Spatial pyramids are used in image retrieval to enhance the representation of images by capturing both local and global features. The basic idea is to divide an image into multiple regions at different scales, allowing a more detailed analysis of spatial structures within the image. Instead of treating the entire image as a single entity, the spatial pyramid approach breaks it down into several overlapping or non-overlapping sections. For instance, you can divide an image into four quadrants, then further subdivide each quadrant into smaller sections. This hierarchical structure allows the retrieval system to capture finer details in smaller regions while still considering the overall arrangement of features across the entire image.
Once the image is divided, features such as color histograms, texture descriptors, or interest points can be extracted from each region. These features are then encoded into a histogram format that represents the distribution of these characteristics across different spatial levels. For example, in a spatial pyramid with three levels, the first level might take the whole image, the second might focus on halves or quarters, and the third could analyze smaller sections like 2x2 grids or other configurations. This multi-level approach ensures that both the local patterns and broader contextual cues are incorporated into the feature representation.

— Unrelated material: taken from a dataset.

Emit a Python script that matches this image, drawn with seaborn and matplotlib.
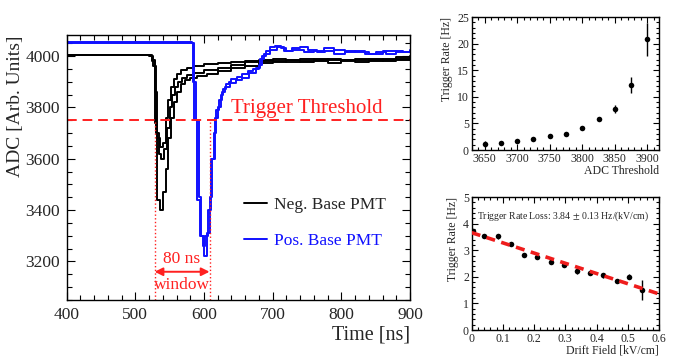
import numpy as np
import pandas as pd
import matplotlib
matplotlib.use("Agg")
import matplotlib.pyplot as plt
from matplotlib.ticker import MultipleLocator, FormatStrFormatter
import seaborn as sns

# waveforms: (time [ns], ADC) breakpoints, drawn as steps
neg_t1 = [400, 520, 524, 528, 532, 536, 540, 544, 548, 552, 556, 560, 566, 572, 580, 590, 605, 620, 640, 660, 680, 700, 720, 740, 760, 780, 800, 820, 840, 860, 880, 900]
neg_v1 = [4006, 4003, 3985, 3740, 3440, 3400, 3470, 3560, 3680, 3760, 3820, 3860, 3890, 3905, 3915, 3922, 3932, 3942, 3952, 3962, 3972, 3982, 3978, 3988, 3984, 3974, 3984, 3990, 3980, 3990, 3985, 3992]
neg_t2 = [400, 522, 526, 530, 534, 538, 542, 546, 550, 554, 558, 562, 568, 575, 585, 600, 620, 640, 660, 680, 700, 720, 740, 760, 780, 800, 820, 840, 860, 880, 900]
neg_v2 = [4005, 4000, 3960, 3700, 3620, 3600, 3640, 3720, 3800, 3850, 3880, 3900, 3915, 3925, 3935, 3945, 3955, 3965, 3975, 3980, 3975, 3985, 3980, 3990, 3985, 3980, 3985, 3990, 3985, 3995, 4000]
neg_t3 = [400, 520, 524, 528, 532, 536, 540, 544, 548, 552, 556, 560, 566, 575, 585, 600, 620, 640, 660, 680, 700, 720, 740, 760, 780, 800, 820, 840, 860, 880, 900]
neg_v3 = [4004, 4002, 3980, 3860, 3680, 3645, 3660, 3760, 3830, 3880, 3910, 3930, 3945, 3955, 3962, 3968, 3972, 3975, 3980, 3985, 3990, 3985, 3975, 3980, 3990, 3985, 3975, 3985, 3980, 3990, 3985]

pos_t1 = [400, 580, 584, 588, 592, 596, 600, 604, 608, 612, 616, 620, 624, 628, 632, 636, 640, 648, 656, 664, 672, 680, 684, 690, 696, 704, 712, 720, 730, 745, 760, 775, 790, 805, 820, 835, 850, 865, 880, 890, 900]
pos_v1 = [4052, 4050, 3900, 3750, 3450, 3300, 3220, 3310, 3450, 3600, 3760, 3800, 3850, 3870, 3890, 3900, 3910, 3920, 3930, 3940, 3950, 3965, 4000, 4020, 4035, 4040, 4030, 4020, 4025, 4015, 4020, 4030, 4025, 4015, 4020, 4010, 4015, 4010, 4020, 4015, 4025]
pos_t2 = [400, 582, 586, 590, 594, 598, 602, 606, 610, 614, 618, 622, 626, 630, 638, 646, 656, 666, 676, 682, 688, 696, 706, 716, 728, 740, 752, 764, 776, 790, 805, 820, 840, 860, 880, 900]
pos_v2 = [4055, 4052, 3750, 3440, 3300, 3260, 3300, 3400, 3600, 3700, 3790, 3830, 3860, 3880, 3895, 3905, 3915, 3935, 3955, 3990, 4010, 4025, 4035, 4020, 4030, 4035, 4025, 4015, 4020, 4010, 4020, 4015, 4010, 4020, 4015, 4020]

threshold = 3750
window_start = 528
window_end = 608

# trigger rate vs ADC threshold
adc_thr = [3650, 3675, 3700, 3725, 3750, 3775, 3800, 3825, 3850, 3875, 3900]
rate_thr = [1.13, 1.38, 1.76, 2.07, 2.58, 3.0, 4.2, 5.78, 7.73, 12.3, 20.85]
rate_thr_err = [0.6, 0.2, 0.2, 0.2, 0.2, 0.2, 0.25, 0.35, 0.75, 1.5, 3.1]

# trigger rate vs drift field
field = [0.003, 0.0405, 0.084, 0.126, 0.168, 0.21, 0.253, 0.295, 0.337, 0.38, 0.42, 0.464, 0.504, 0.546]
rate_field = [3.71, 3.54, 3.52, 3.24, 2.81, 2.74, 2.55, 2.45, 2.2, 2.16, 2.05, 1.85, 2.01, 1.51]
rate_field_err = [0.08, 0.08, 0.08, 0.08, 0.08, 0.08, 0.08, 0.08, 0.08, 0.08, 0.08, 0.08, 0.08, 0.38]
fit_intercept = 3.66
fit_slope = -3.84
fit_range = [0.0, 0.6]

sns.set_theme(style="ticks")
plt.rcParams['font.family'] = ['Liberation Serif', 'DejaVu Serif']
plt.rcParams['mathtext.fontset'] = 'stix'

fig = plt.figure(figsize=(6.78, 3.58), dpi=100)
ax = fig.add_axes([0.0984, 0.162, 0.5063, 0.7402])
ax_top = fig.add_axes([0.6957, 0.581, 0.2763, 0.3715])
ax_bot = fig.add_axes([0.6957, 0.0782, 0.2763, 0.3715])


def root_ticks(a, xmaj, xmin, ymaj, ymin, size, major_len, minor_len, pad):
    a.xaxis.set_major_locator(MultipleLocator(xmaj))
    a.xaxis.set_minor_locator(MultipleLocator(xmin))
    a.yaxis.set_major_locator(MultipleLocator(ymaj))
    a.yaxis.set_minor_locator(MultipleLocator(ymin))
    a.tick_params(which='both', direction='in', top=True, right=True,
                  labelsize=size, width=0.8, color='black', pad=pad)
    a.tick_params(which='major', length=major_len)
    a.tick_params(which='minor', length=minor_len)
    for s in a.spines.values():
        s.set_linewidth(1.0)
        s.set_color('black')


# --- main waveform panel
for t, v in [(neg_t1, neg_v1), (neg_t2, neg_v2), (neg_t3, neg_v3)]:
    sns.lineplot(x=t, y=v, ax=ax, color='black', lw=1.4, drawstyle='steps-post',
                 estimator=None, sort=False)
for t, v in [(pos_t1, pos_v1), (pos_t2, pos_v2)]:
    sns.lineplot(x=t, y=v, ax=ax, color='#1010ff', lw=1.4, drawstyle='steps-post',
                 estimator=None, sort=False)

ax.axhline(threshold, color='#ff2020', lw=1.4, ls=(0, (5, 3)))
ax.text(0.921, 0.7245, 'Trigger Threshold', transform=ax.transAxes, ha='right',
        va='center', color='#ff2020', fontsize=15)
for w in [window_start, window_end]:
    ax.plot([w, w], [3050, threshold], color='#ff2020', lw=1.0, ls=':')
ax.annotate('', xy=(window_start, 3160), xytext=(window_end, 3160),
            arrowprops=dict(arrowstyle='<|-|>', color='#ff2020', lw=1.4,
                            mutation_scale=12, shrinkA=0, shrinkB=0))
ax.text((window_start + window_end) / 2, 3208, '%d ns' % (window_end - window_start),
        ha='center', va='center', color='#ff2020', fontsize=12.5)
ax.text((window_start + window_end) / 2, 3110, 'window', ha='center', va='center',
        color='#ff2020', fontsize=12.5)

ax.plot([], [], color='black', lw=1.4, label='Neg. Base PMT')
ax.plot([], [], color='#1010ff', lw=1.4, label='Pos. Base PMT')
leg = ax.legend(loc='lower right', bbox_to_anchor=(0.975, 0.135), frameon=False,
                fontsize=12.5, handlelength=1.3, labelspacing=1.1, handletextpad=0.4)
leg.get_texts()[1].set_color('#1010ff')

ax.set_xlim(400, 900)
ax.set_ylim(3050, 4082)
root_ticks(ax, 100, 20, 200, 50, 12.5, 6, 3.5, 5)
ax.set_xlabel('Time [ns]', fontsize=14.5, loc='right', labelpad=2)
ax.set_ylabel('ADC [Arb. Units]', fontsize=14, loc='top', labelpad=1)

# --- trigger rate vs threshold
df_thr = pd.DataFrame({'thr': adc_thr, 'rate': rate_thr})
ax_top.errorbar(adc_thr, rate_thr, yerr=rate_thr_err, fmt='none', ecolor='black',
                elinewidth=1.0)
sns.scatterplot(data=df_thr, x='thr', y='rate', ax=ax_top, color='black', s=16,
                edgecolor='black', linewidth=0, zorder=3)
ax_top.set_xlim(3630, 3918)
ax_top.set_ylim(0, 25)
root_ticks(ax_top, 50, 10, 5, 1, 8.5, 4, 2, 2)
ax_top.set_xlabel('ADC Threshold', fontsize=8.5, loc='right', labelpad=0)
ax_top.set_ylabel('Trigger Rate [Hz]', fontsize=8.5, loc='top', labelpad=3)

# --- trigger rate vs drift field
df_field = pd.DataFrame({'field': field, 'rate': rate_field})
ax_bot.errorbar(field, rate_field, yerr=rate_field_err, fmt='none', ecolor='black',
                elinewidth=1.0)
sns.scatterplot(data=df_field, x='field', y='rate', ax=ax_bot, color='black', s=16,
                linewidth=0, zorder=3)
fit_y = [fit_intercept + fit_slope * x for x in fit_range]
sns.lineplot(x=fit_range, y=fit_y, ax=ax_bot, color='#ee1c1c', lw=2.6,
             ls=(0, (2.5, 1.8)), zorder=4)
ax_bot.text(0.03, 0.853, 'Trigger Rate Loss: 3.84 $\\pm$ 0.13 Hz/(kV/cm)',
            transform=ax_bot.transAxes, fontsize=7, va='center', ha='left')
ax_bot.set_xlim(0, 0.6)
ax_bot.set_ylim(0, 5)
root_ticks(ax_bot, 0.1, 0.02, 1, 0.2, 8.5, 4, 2, 2)
ax_bot.xaxis.set_major_formatter(FormatStrFormatter('%g'))
ax_bot.set_xlabel('Drift Field [kV/cm]', fontsize=8.5, loc='right', labelpad=0)
ax_bot.set_ylabel('Trigger Rate [Hz]', fontsize=8.5, loc='top', labelpad=3)

fig.savefig('out.png', dpi=100)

During image retrieval, when a query image is processed, it undergoes the same pyramid division and feature extraction. The resulting feature vector is then compared with those in the database using similarity measures like cosine similarity or Euclidean distance. This means that the system can effectively find images that not only match in specific regions but also share similar overall layouts and compositions. Consequently, images that might be overlooked in a flat representation can be successfully retrieved, leading to more relevant results for users.